Z tymi wycieczkami zorganizowanymi bardziej chodziło mi o to, że jadąc do np. Tirany oglądają dwie rzeczy na krzyż (Piramidę i Plac Skanderberga). Moi rodzice byli teraz na objazdówce po Bałkanach i załamałam się z lekka, kiedy dowiedziałam się, jak malutko zobaczyli. Wiadomo, jadąc z lokalnymi biurami podróży zobaczy się więcej niż na wycieczce z Itaki czy Rainbow. Mimo wszystko jednak pojechanie do Albanii i pokazanie komuś tylko Piramidy w Tiranie, może budować nieco mylne wyobrażenie o tym kraju. O ile ja jestem i byłam zachwycona Albanią, o tyle moi rodzice byli nią nieco przerażeni. Gdyby pojechali w inne miejsca, zobaczyli więcej itd, pewnie ich wrażenie byłoby inne. A tak to…cóż Albania = dziki kraj.

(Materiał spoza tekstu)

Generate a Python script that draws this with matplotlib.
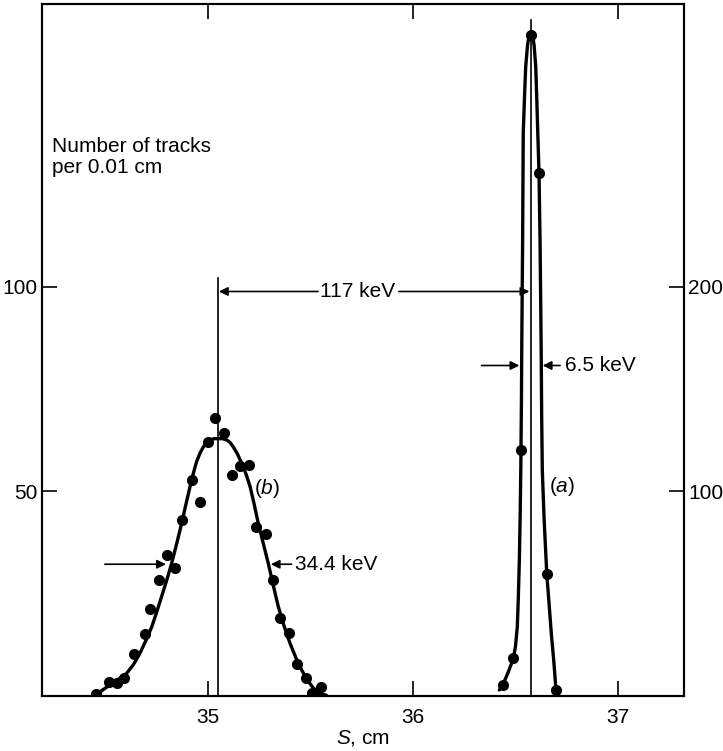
import matplotlib
matplotlib.use("Agg")
import matplotlib.pyplot as plt
import numpy as np

plt.rcParams['font.family'] = ['Liberation Sans', 'DejaVu Sans']
plt.rcParams['mathtext.fontset'] = 'custom'
plt.rcParams['mathtext.rm'] = 'Liberation Sans'
plt.rcParams['mathtext.it'] = 'Liberation Sans:italic'

# peak (b): measured points and drawn curve, left scale (tracks per 0.01 cm)
b_pts_s = [35.033, 35.078, 35.000, 35.156, 35.200, 35.117, 34.919, 34.959, 34.873,
           35.234, 35.280, 34.797, 34.837, 34.758, 35.317, 34.715, 35.350, 34.692,
           35.396, 34.637, 35.435, 34.515, 34.556, 34.590, 35.477, 34.450, 35.505,
           35.529, 35.549]
b_pts_n = [67.8, 64.1, 62.1, 56.1, 56.4, 53.9, 52.7, 47.4, 42.9,
           41.3, 39.4, 34.4, 31.1, 28.2, 28.2, 21.1, 18.9, 15.0,
           15.2, 10.1, 7.6, 3.4, 3.1, 4.4, 4.4, 0.4, 0.5,
           0.5, 2.0]
b_curve_s = [34.450, 34.480, 34.520, 34.560, 34.601, 34.635, 34.666, 34.695, 34.724,
             34.748, 34.772, 34.797, 34.821, 34.846, 34.870, 34.891, 34.911, 34.928,
             34.943, 34.960, 34.976, 34.992, 35.008, 35.028, 35.049, 35.070, 35.090,
             35.106, 35.122, 35.142, 35.163, 35.184, 35.204, 35.224, 35.244, 35.268,
             35.293, 35.318, 35.342, 35.370, 35.399, 35.428, 35.456, 35.485, 35.513,
             35.545, 35.578]
b_curve_n = [0.1, 1.2, 2.6, 3.9, 5.4, 7.6, 10.3, 13.4, 16.8,
             20.4, 24.2, 28.2, 32.3, 37.2, 42.1, 46.8, 51.1, 54.5,
             57.2, 59.3, 60.8, 61.9, 62.5, 62.8, 62.8, 62.8, 62.5,
             61.9, 60.8, 59.1, 56.8, 54.2, 51.1, 46.8, 42.1, 37.3,
             32.3, 26.8, 21.7, 17.0, 12.8, 9.2, 6.2, 3.7, 1.8,
             0.6, 0.0]

# peak (a): right scale
a_pts_s = [36.438, 36.490, 36.526, 36.575, 36.615, 36.653, 36.698]
a_pts_n = [5.1, 18.2, 120.0, 323.0, 255.5, 59.4, 2.7]
a_curve_s = [36.421, 36.438, 36.465, 36.490, 36.500, 36.509, 36.514, 36.519, 36.523,
             36.526, 36.529, 36.531, 36.535, 36.538, 36.545, 36.550, 36.559, 36.566,
             36.575, 36.584, 36.591, 36.599, 36.604, 36.609, 36.615, 36.620, 36.623,
             36.626, 36.628, 36.631, 36.640, 36.653, 36.664, 36.675, 36.687, 36.698,
             36.705]
a_curve_n = [2.7, 5.1, 11.5, 18.2, 24.0, 33.6, 48.0, 66.3, 88.0,
             110.3, 142.0, 173.8, 222.7, 275.1, 295.0, 307.5, 318.1, 322.5,
             324.0, 322.5, 318.1, 307.5, 292.0, 275.1, 255.5, 222.7, 195.0,
             164.0, 137.0, 110.3, 86.0, 59.4, 45.0, 30.4, 17.0, 2.7,
             0.0]

line_a_s, line_a_top = 36.577, 165.2
line_b_s, line_b_top = 35.045, 102.1

xticks = [35, 36, 37]
yticks_left = [50, 100]
yticks_right = [100, 200]

fig = plt.figure(figsize=(7.23, 7.51), dpi=100)
ax = fig.add_axes([42 / 723, 1 - 695.5 / 751, 642 / 723, 691.5 / 751])
ax2 = ax.twinx()

ymax = 169.1
ax.set_xlim(34.188, 37.323)
ax.set_ylim(0, ymax)
ax2.set_ylim(0, 2 * ymax)

lw_curve = 2.4
ax.plot(b_curve_s, b_curve_n, color='black', lw=lw_curve, solid_capstyle='round',
        solid_joinstyle='round')
ax.plot(b_pts_s, b_pts_n, 'o', color='black', ms=7)
ax2.plot(a_curve_s, a_curve_n, color='black', lw=lw_curve, solid_capstyle='round',
         solid_joinstyle='round')
ax2.plot(a_pts_s, a_pts_n, 'o', color='black', ms=7)

ax.plot([line_a_s, line_a_s], [0, line_a_top], color='black', lw=1.2)
ax.plot([line_b_s, line_b_s], [0, line_b_top], color='black', lw=1.2)

for a in (ax, ax2):
    for sp in a.spines.values():
        sp.set_linewidth(1.5)

ax.set_xticks(xticks)
ax.set_yticks(yticks_left)
ax2.set_yticks(yticks_right)
ax.tick_params(axis='x', direction='in', length=11, width=1.2, top=True,
               labelsize=15, pad=9)
ax.tick_params(axis='y', direction='in', length=11, width=1.2, labelsize=15, pad=3)
ax2.tick_params(axis='y', direction='in', length=11, width=1.2, labelsize=15, pad=3)

ax.set_xlabel(r'$\mathit{S}$, cm', fontsize=15, labelpad=1)

fig.text(51.7 / 723, 1 - 157 / 751, 'Number of tracks\nper 0.01 cm', fontsize=15,
         ha='left', va='center', linespacing=1.15)

arw = dict(arrowstyle='-|>', color='black', lw=1.2, mutation_scale=13,
           shrinkA=0, shrinkB=0)

# 117 keV
y117 = 98.8
ax.annotate('', xy=(35.052, y117), xytext=(35.536, y117), arrowprops=arw)
ax.annotate('', xy=(36.568, y117), xytext=(35.931, y117), arrowprops=arw)
ax.text(35.731, y117, '117 keV', fontsize=15, ha='center', va='center')

# 6.5 keV
y65 = 80.7
ax.annotate('', xy=(36.519, y65), xytext=(36.335, y65), arrowprops=arw)
ax.annotate('', xy=(36.633, y65), xytext=(36.718, y65), arrowprops=arw)
ax.text(36.741, y65, '6.5 keV', fontsize=15, ha='left', va='center')

# 34.4 keV
y34 = 32.1
ax.annotate('', xy=(34.793, y34), xytext=(34.495, y34), arrowprops=arw)
ax.annotate('', xy=(35.305, y34), xytext=(35.407, y34), arrowprops=arw)
ax.text(35.423, y34, '34.4 keV', fontsize=15, ha='left', va='center')

ax.text(35.285, 50.7, r'($\mathit{b}$)', fontsize=15, ha='center', va='center')
ax.text(36.727, 51.0, r'($\mathit{a}$)', fontsize=15, ha='center', va='center')

fig.savefig('out.png', dpi=100)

Pani Izo – WIELKA prośba – niech Pani napisze coś więcej o poruszaniu się busami i autobusami z Vlory – tak aby można samemu było trochę tej Albanii zobaczyć
Panie Tadeuszu – po pierwsze zapraszam na wycieczki fakultatywne. Jednak jeśli nie da się Pan namówić na podróżowanie ze mną to powiem szczerze, że poruszanie się busikami nie jest skomplikowane. Z drugiej jednak strony wymaga cierpliwości. W okolicach Placu Flag znajduje się postój busów. Mają tabliczki z nazwą miejscowości, ale nie mają konkretnego rozkładu jazdy. Jak się zapełnią bus rusza. Poza tym wszystko zależy od tego, gdzie się chce Pan dostać. Do Tirany są busiki bezpośrednie, ale np. z Gjirokastrą trzeba się już bardziej nagimnastykować. Poza tym kierowca nie zatrzyma się zawsze tam gdzie my chcemy przez co czasem możemy stracić ciekawe punkty znajdujące się na trasie. Nie będę straszyć busami, ale trzeba mieć dobrze rozplanowaną trasę i pogodzić się z niedogodnościami.
Pięknie dziękuję za “odzew” na moją prośbę.Na fakultetach z Vlory spotkamy się na pewno w drugiej połowie sierpnia, ale pewnie będę chciał też trochę sam pojeździć po Albanii. A jeszcze, czy Plac Flag to tam gdzie główny najstarszy meczet Vlory? I jak długo jedzie się busem do Beratu i do Gjirokastry?
Bardzo serdecznie dziękuję i pozdrawiam:)
Plac flag (Sheshi i flamurit) jest w pobliżu meczetu. Publicznymi busikami do Beratu ok 2-3 h, a do Gjirokastry nawet ponad 3 godziny. Wszystko zależy od trasy i od ilości przystanków jakie kierowcy się “umyślą”.
hej
natknąłem się na Twoją relację z Albanii i w związku z tym mam pytanie . Poszukuje jakiegoś spokojnego miejsca z dala od zgiełku i tłumów dla 5 osobowej rodzony ( my plus 3 dzieciaków ) – chodzi oczywiście o coś na morzem; może być to zabita dechami wiocha 🙂 . Znacie cos takiego ?
z góry dzięki za pomoc
pozdrawiam
Patryk
Musiałam chwilkę przemyśleć, ale takich miejsc na trasie Vlora – Saranda jest dość dużo jeszcze 🙂
Jak chodzi o Vlorę to hotele ciągną się ponad 15 km więc na tej trasie są hotele i hoteliki, które są położone w miejscach bardzo spokojnych. Również Orikum jest takim miejscem – niewielka miejscowość, gdzie są sklepy, restauracje, ale jednak jest tam tak swojsko. Miejscowości za Llogarą nie są jeszcze tak bardzo okupowane przez turystów – chociaż nie wszystkie. Dhermi i Himara to już prawie kurorty. Niektórzy polecają Ksamil, ale tak naprawdę jest tam już pełno turystów z Sarandy. Łatwo tam dotrzeć wiec jest już niezły tłok.